The machine I do my simulation work has 4 x 320GB drives arranged in a RAID10 array for the host OS, a smallish RAID0 array for swap space, and a RAID5 array for my data including the two VMs, one a Windows XP for writing the other a Linux VM for coding. I have been a Fedoa user since Core 1. The host OS was Fedora 8 and the guest Fedora 9. However, the system was crashing several times a day - the mouse and keyboard would freeze in the guest and the only way out was a hard reset.
Since Fedora is not one of VMWare's supported OSs, I decided I needed to try Ubuntu, which is. The question was: could I pull Fedora out from under all this without disturbing the raid array with my data and my VM disks. Ths process was complicated by the fact that the Ubuntu installer does not have RAID10 support.

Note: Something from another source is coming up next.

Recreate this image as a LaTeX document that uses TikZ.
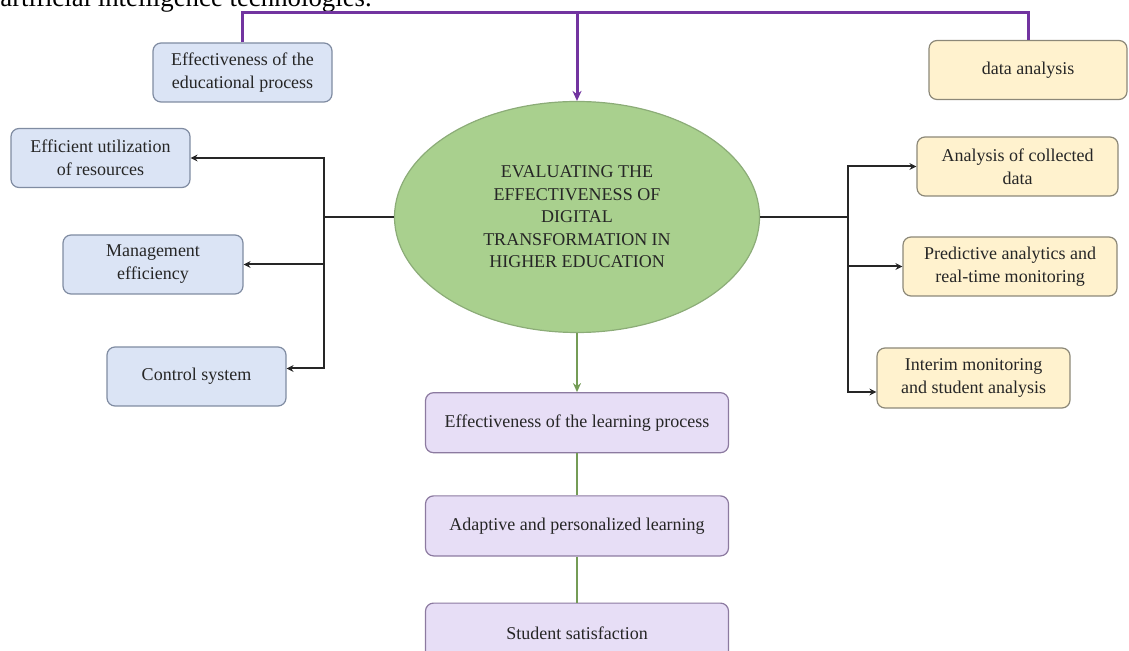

So I thought back to my early days as an IBM SE and wondered what would I have done with VM (back then VM was an IBMoperating system product - perhaps it still is)? The beauty of VM was that you could run any operating under it to test stuff out before going live on the bare iron. With this in mind, I set out to create a virtual replica of the physical system under VMWare.
I set up a test Fedora guest with four virtual disks and set up raid partitions to match the host configuration. Some surfing turned up a procedure for breaking into the Ubuntu installation and starting the raid system and then mapping the drives before copying the files into the new file system and completing the install. This is the kind of process that often goes off the rails half way though and that's the point at which a hasty and often irreversible decision adds another day and considerabel hand-wringing.
I practiced this install three times from start to finish using this test Fedora guest VM, each time deleting the newly created Ubuntu guest and replacing it with a copy of the original Fedora one. When I felt fairly comfortable, I did the same thing on the bare iron - and voila, it's working.
For me this kind of major upheaval close to the hardware would normally have been the cause of a huge amount of grief; testing and practicing the procedure in advance with VMware was invaluable. (I feel rather like the magician who's just pulled the tablecloth out from under a fully set table of dishes, glasses and cutlery).
Now all that's left is to see whether Fedora was indeed the cause of the problem.